When buying a business the business operations start immediately and customer flow and invoicing aren’t interrupted. The money which would be spent on buying a business is easily spent on marketing the business, acquisitions and establishment costs, but the results are uncertain. Starting a business isn’t much cheaper compared to buying one. In a new business, the future is completely uncertain and all customers must be lured away from competitors. Thus, the risks are greater when starting a new business compared to taking over an existing one as long as the business being sold is correctly priced.

The seller shouldn’t be charitable when selling their cash cow, but the buyer shouldn’t pay for the seller’s unfulfilled dreams either. The right price is a state of balance, where both parties and the financers are happy.

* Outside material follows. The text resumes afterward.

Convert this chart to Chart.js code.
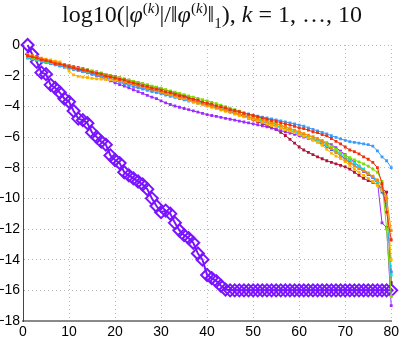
<!DOCTYPE html>
<html>
<head>
    <meta charset='UTF-8'>
    <script src="https://cdn.jsdelivr.net/npm/chart.js"></script>
    <style>
        body { margin: 0; background: #fff; }
        #wrap { position: relative; width: 402px; height: 346px; }
        #title {
            position: absolute; left: 0; top: 1px; width: 424px; text-align: center;
            font-family: 'Liberation Serif', serif; font-size: 24px; color: #111;
            white-space: nowrap;
        }
        #title sup, #title sub { font-size: 15px; line-height: 0; }
    </style>
</head>
<title>log10 phi</title>

<body>
    <div id="wrap">
        <div id="title">log10(|<i>φ</i><sup>(<i>k</i>)</sup>|/‖<i>φ</i><sup>(<i>k</i>)</sup>‖<sub>1</sub>), <i>k</i> = 1, …, 10</div>
        <canvas id="myChart" width="402" height="346"></canvas>
    </div>
    <script>
        const xs = [
            1, 2, 3, 4, 5, 6, 7, 8, 9, 10,
            11, 12, 13, 14, 15, 16, 17, 18, 19, 20,
            21, 22, 23, 24, 25, 26, 27, 28, 29, 30,
            31, 32, 33, 34, 35, 36, 37, 38, 39, 40,
            41, 42, 43, 44, 45, 46, 47, 48, 49, 50,
            51, 52, 53, 54, 55, 56, 57, 58, 59, 60,
            61, 62, 63, 64, 65, 66, 67, 68, 69, 70,
            71, 72, 73, 74, 75, 76, 77, 78, 79, 80
        ];

        // thick line with diamonds
        const diamond = [
            0, -0.6, -1.1, -1.8, -1.9, -2.6, -2.8, -3.1, -3.5, -3.7,
            -4.3, -4.8, -4.9, -5.1, -5.7, -6.0, -6.3, -6.5, -7.2, -7.5,
            -7.7, -8.3, -8.5, -8.7, -8.9, -9.1, -9.4, -10.0, -10.5, -10.9,
            -10.8, -11.0, -11.6, -12.1, -12.4, -12.6, -12.9, -13.6, -14.0, -15.0,
            -15.2, -15.4, -15.7, -15.95, -16, -16, -16, -16, -16, -16,
            -16, -16, -16, -16, -16, -16, -16, -16, -16, -16,
            -16, -16, -16, -16, -16, -16, -16, -16, -16, -16,
            -16, -16, -16, -16, -16, -16, -16, -16, -16, -16
        ];

        const red = [
            -0.70, -0.78, -0.85, -0.97, -1.02, -1.08, -1.21, -1.25, -1.33, -1.42,
            -1.47, -1.58, -1.62, -1.66, -1.79, -1.85, -1.90, -2.02, -2.08, -2.15,
            -2.24, -2.28, -2.40, -2.47, -2.55, -2.66, -2.70, -2.82, -2.88, -2.95,
            -3.06, -3.10, -3.21, -3.30, -3.35, -3.47, -3.55, -3.60, -3.72, -3.80,
            -3.86, -3.97, -4.02, -4.10, -4.22, -4.27, -4.35, -4.46, -4.52, -4.60,
            -4.68, -4.75, -4.83, -4.92, -4.98, -5.06, -5.15, -5.22, -5.30, -5.40,
            -5.45, -5.55, -5.66, -5.72, -5.85, -5.93, -6.10, -6.28, -6.45, -6.65,
            -6.85, -6.95, -7.10, -7.30, -7.45, -7.65, -8.00, -9.05, -10.90, -12.70
        ];
        const orange = [
            -0.62, -0.70, -0.80, -0.86, -0.95, -1.05, -1.10, -1.22, -1.30, -1.38,
            -1.45, -1.52, -1.63, -1.70, -1.76, -1.88, -1.95, -2.03, -2.12, -2.20,
            -2.30, -2.38, -2.43, -2.55, -2.62, -2.70, -2.80, -2.88, -2.97, -3.05,
            -3.12, -3.22, -3.28, -3.40, -3.47, -3.55, -3.66, -3.74, -3.82, -3.92,
            -4.00, -4.08, -4.16, -4.25, -4.33, -4.40, -4.48, -4.58, -4.66, -4.74,
            -4.82, -4.90, -4.98, -5.08, -5.16, -5.25, -5.35, -5.45, -5.55, -5.66,
            -5.78, -5.88, -6.00, -6.12, -6.30, -6.50, -6.75, -7.00, -7.25, -7.50,
            -7.70, -7.90, -8.05, -8.20, -8.40, -8.55, -8.80, -9.20, -10.00, -12.10
        ];
        const gold = [
            -0.65, -0.72, -0.80, -0.88, -0.92, -0.98, -1.05, -1.10, -1.35, -1.70,
            -1.95, -2.05, -2.10, -2.12, -2.18, -2.20, -2.22, -2.25, -2.28, -2.30,
            -2.34, -2.40, -2.48, -2.55, -2.60, -2.72, -2.80, -2.86, -2.95, -3.05,
            -3.15, -3.25, -3.35, -3.42, -3.50, -3.62, -3.70, -3.80, -3.90, -3.98,
            -4.06, -4.15, -4.25, -4.32, -4.40, -4.50, -4.60, -4.68, -4.75, -4.85,
            -4.95, -5.05, -5.15, -5.25, -5.32, -5.42, -5.52, -5.62, -5.72, -5.85,
            -5.95, -6.05, -6.20, -6.35, -6.55, -6.80, -7.05, -7.25, -7.40, -7.60,
            -7.85, -8.10, -8.30, -8.50, -8.70, -8.90, -9.15, -9.50, -9.90, -14.00
        ];
        const green = [
            -0.75, -0.85, -0.92, -1.00, -1.06, -1.12, -1.18, -1.26, -1.32, -1.38,
            -1.45, -1.52, -1.58, -1.63, -1.70, -1.78, -1.85, -1.92, -2.00, -2.08,
            -2.15, -2.22, -2.30, -2.38, -2.45, -2.52, -2.60, -2.68, -2.75, -2.82,
            -2.92, -3.00, -3.08, -3.15, -3.24, -3.32, -3.40, -3.48, -3.56, -3.65,
            -3.74, -3.82, -3.92, -4.02, -4.12, -4.22, -4.32, -4.42, -4.52, -4.62,
            -4.72, -4.82, -4.92, -5.02, -5.12, -5.22, -5.35, -5.48, -5.58, -5.70,
            -5.80, -5.90, -6.00, -6.10, -6.22, -6.40, -6.60, -6.80, -7.00, -7.20,
            -7.35, -7.50, -7.62, -7.75, -7.90, -8.10, -8.30, -8.90, -12.00, -16.40
        ];
        const cyan = [
            -0.80, -0.88, -0.95, -1.02, -1.10, -1.15, -1.22, -1.30, -1.36, -1.44,
            -1.50, -1.57, -1.64, -1.72, -1.80, -1.86, -1.94, -2.02, -2.10, -2.18,
            -2.26, -2.34, -2.42, -2.50, -2.58, -2.66, -2.74, -2.84, -2.92, -3.00,
            -3.08, -3.16, -3.24, -3.34, -3.42, -3.50, -3.60, -3.70, -3.78, -3.86,
            -3.95, -4.05, -4.14, -4.22, -4.30, -4.40, -4.50, -4.58, -4.68, -4.78,
            -4.88, -4.98, -5.06, -5.16, -5.26, -5.36, -5.46, -5.56, -5.66, -5.78,
            -5.90, -6.02, -6.15, -6.28, -6.42, -6.58, -6.75, -6.92, -7.10, -7.30,
            -7.50, -7.70, -7.90, -8.10, -8.35, -8.60, -8.95, -9.40, -10.00, -15.00
        ];
        const skyblue = [
            -0.85, -0.92, -1.00, -1.08, -1.15, -1.22, -1.30, -1.38, -1.45, -1.52,
            -1.60, -1.66, -1.74, -1.82, -1.90, -1.98, -2.06, -2.14, -2.24, -2.34,
            -2.44, -2.54, -2.64, -2.72, -2.80, -2.88, -2.96, -3.04, -3.10, -3.18,
            -3.26, -3.34, -3.42, -3.50, -3.58, -3.66, -3.72, -3.80, -3.86, -3.92,
            -3.98, -4.04, -4.10, -4.16, -4.22, -4.28, -4.36, -4.44, -4.50, -4.58,
            -4.64, -4.70, -4.76, -4.82, -4.88, -4.95, -5.02, -5.08, -5.14, -5.22,
            -5.30, -5.40, -5.50, -5.60, -5.70, -5.80, -5.92, -6.02, -6.12, -6.22,
            -6.30, -6.35, -6.40, -6.45, -6.50, -6.60, -6.90, -7.30, -7.55, -8.00
        ];
        const blue = [
            -0.78, -0.86, -0.96, -1.04, -1.12, -1.20, -1.26, -1.34, -1.40, -1.48,
            -1.55, -1.62, -1.70, -1.76, -1.84, -1.92, -2.00, -2.10, -2.18, -2.28,
            -2.36, -2.46, -2.54, -2.62, -2.70, -2.78, -2.86, -2.95, -3.02, -3.10,
            -3.18, -3.26, -3.34, -3.42, -3.50, -3.58, -3.66, -3.75, -3.84, -3.92,
            -4.02, -4.10, -4.18, -4.28, -4.36, -4.46, -4.54, -4.62, -4.72, -4.80,
            -4.90, -5.00, -5.10, -5.20, -5.30, -5.40, -5.50, -5.60, -5.70, -5.80,
            -5.92, -6.04, -6.18, -6.32, -6.48, -6.64, -6.82, -7.00, -7.20, -7.40,
            -7.62, -7.85, -8.05, -8.25, -8.45, -8.65, -9.05, -9.60, -10.30, -14.80
        ];
        const purple = [
            -0.72, -0.80, -0.90, -0.98, -1.08, -1.16, -1.24, -1.32, -1.40, -1.48,
            -1.56, -1.64, -1.72, -1.80, -1.90, -2.00, -2.10, -2.22, -2.34, -2.46,
            -2.58, -2.68, -2.80, -2.92, -3.04, -3.16, -3.28, -3.40, -3.50, -3.64,
            -3.78, -3.88, -3.98, -4.06, -4.14, -4.22, -4.30, -4.38, -4.46, -4.54,
            -4.60, -4.66, -4.72, -4.78, -4.84, -4.90, -4.96, -5.02, -5.08, -5.14,
            -5.20, -5.27, -5.34, -5.42, -5.50, -5.58, -5.66, -5.74, -5.82, -5.90,
            -6.00, -6.08, -6.16, -6.22, -6.30, -6.38, -6.50, -6.70, -6.92, -7.15,
            -7.40, -7.65, -7.90, -8.15, -8.40, -8.60, -8.85, -11.60, -11.90, -17.00
        ];
        const maroon = [
            -0.68, -0.76, -0.85, -0.92, -1.00, -1.08, -1.15, -1.22, -1.28, -1.35,
            -1.42, -1.48, -1.55, -1.62, -1.70, -1.76, -1.84, -1.92, -2.00, -2.06,
            -2.14, -2.22, -2.30, -2.38, -2.46, -2.54, -2.62, -2.70, -2.78, -2.86,
            -2.94, -3.02, -3.12, -3.22, -3.32, -3.42, -3.52, -3.62, -3.72, -3.82,
            -3.92, -4.02, -4.12, -4.22, -4.32, -4.42, -4.52, -4.64, -4.76, -4.88,
            -5.00, -5.12, -5.25, -5.38, -5.52, -5.70, -5.90, -6.15, -6.40, -6.65,
            -6.85, -7.00, -7.15, -7.30, -7.42, -7.55, -7.65, -7.75, -7.85, -7.95,
            -8.10, -8.30, -8.50, -8.70, -8.85, -8.95, -9.10, -9.35, -9.60, -15.50
        ];

        const xTicks = [0, 10, 20, 30, 40, 50, 60, 70, 80];
        const yTicks = [0, -2, -4, -6, -8, -10, -12, -14, -16, -18];

        const thin = [
            [red, '#f2300f'],
            [orange, '#ff8a00'],
            [gold, '#ffb400'],
            [green, '#7ede00'],
            [cyan, '#10e0e0'],
            [skyblue, '#3a9cff'],
            [blue, '#3a5cff'],
            [purple, '#9a2cff'],
            [maroon, '#b0143c']
        ];

        function pts(ys) {
            return xs.map((x, i) => ({ x: x, y: ys[i] }));
        }

        const datasets = thin.map(([ys, col]) => ({
            data: pts(ys),
            borderColor: col,
            backgroundColor: col,
            borderWidth: 1,
            pointStyle: 'rect',
            pointRadius: 2,
            pointBorderWidth: 0,
            order: 1,
            clip: 6
        }));
        datasets.push({
            data: pts(diamond),
            borderColor: '#7a14ff',
            backgroundColor: 'rgba(255,255,255,0)',
            borderWidth: 2,
            pointStyle: 'rectRot',
            pointRadius: 6,
            pointBorderWidth: 2,
            order: 2,
            clip: false
        });

        const config = {
            type: 'line',
            data: { datasets: datasets },
            options: {
                animation: false,
                responsive: false,
                devicePixelRatio: 1,
                layout: { padding: { left: 0, right: 8, top: 45, bottom: 0 } },
                plugins: { legend: { display: false }, tooltip: { enabled: false } },
                scales: {
                    x: {
                        type: 'linear', min: 0, max: 80,
                        afterFit: (a) => { a.height = 25; },
                        afterBuildTicks: (a) => { a.ticks = xTicks.map(v => ({ value: v })); },
                        ticks: { padding: 3, color: '#000', font: { family: 'Liberation Sans', size: 14 } },
                        grid: { color: '#b8b8b8', lineWidth: 1, drawTicks: false },
                        border: { display: true, color: '#8a8a8a', width: 2, dash: [1, 3] }
                    },
                    y: {
                        type: 'linear', min: -18, max: 0,
                        afterFit: (a) => { a.width = 23; },
                        afterBuildTicks: (a) => { a.ticks = yTicks.map(v => ({ value: v })); },
                        ticks: {
                            padding: 3, color: '#000', font: { family: 'Liberation Sans', size: 14 },
                            callback: (v) => v < 0 ? '\u2212' + (-v) : String(v)
                        },
                        grid: { color: '#b8b8b8', lineWidth: 1, drawTicks: false },
                        border: { display: true, color: '#444', width: 1, dash: [1, 3] }
                    }
                }
            }
        };
        const myChart = new Chart(document.getElementById('myChart'), config);
    </script>
</body>

</html>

Only a realistic valuation gives value for money

A valuation should be made by a professional, who works with business sales. Only professionals have the required knowledge and experience of what it is possible to get in a business sale or what one should pay for a business. A business which has nothing anyone wants to buy has no value. Regardless of what the acquisition of the assets has cost the seller or what their worth is on the balance sheet. If the buyer is wealthy and can’t imagine a future without the business, a high price is attainable. The value of a business depends on the buyer and their purchasing power and motives, which means that a valuation that doesn’t consider a possible buyer is useless.
A business broker’s valuation is always based on reaching a situation, where the sale is actually possible. If no sale is made, the broker goes broke. This is sure to happen if the business’ valuation is unrealistic. This is why the broker must always strive for realistic valuations. A provision based commission encourages the broker to find a buyer, who the business is most suitable for. For these reasons valuations made by business brokers are very often the actual selling prices.

Small and medium sized businesses don’t have market prices. Seemingly similar businesses can be very differently priced. The general rule is that the larger profits or the longer payment time, the higher the price. Business acquisitions are mostly paid for by combining credits from banks and Finnvera, own money and the payment time set by the seller. A broker can help you with these issues as well. The right price is the price that makes the transaction happen. A price determined by an expert broker rarely comes down, unfortunately. One can always try, of course.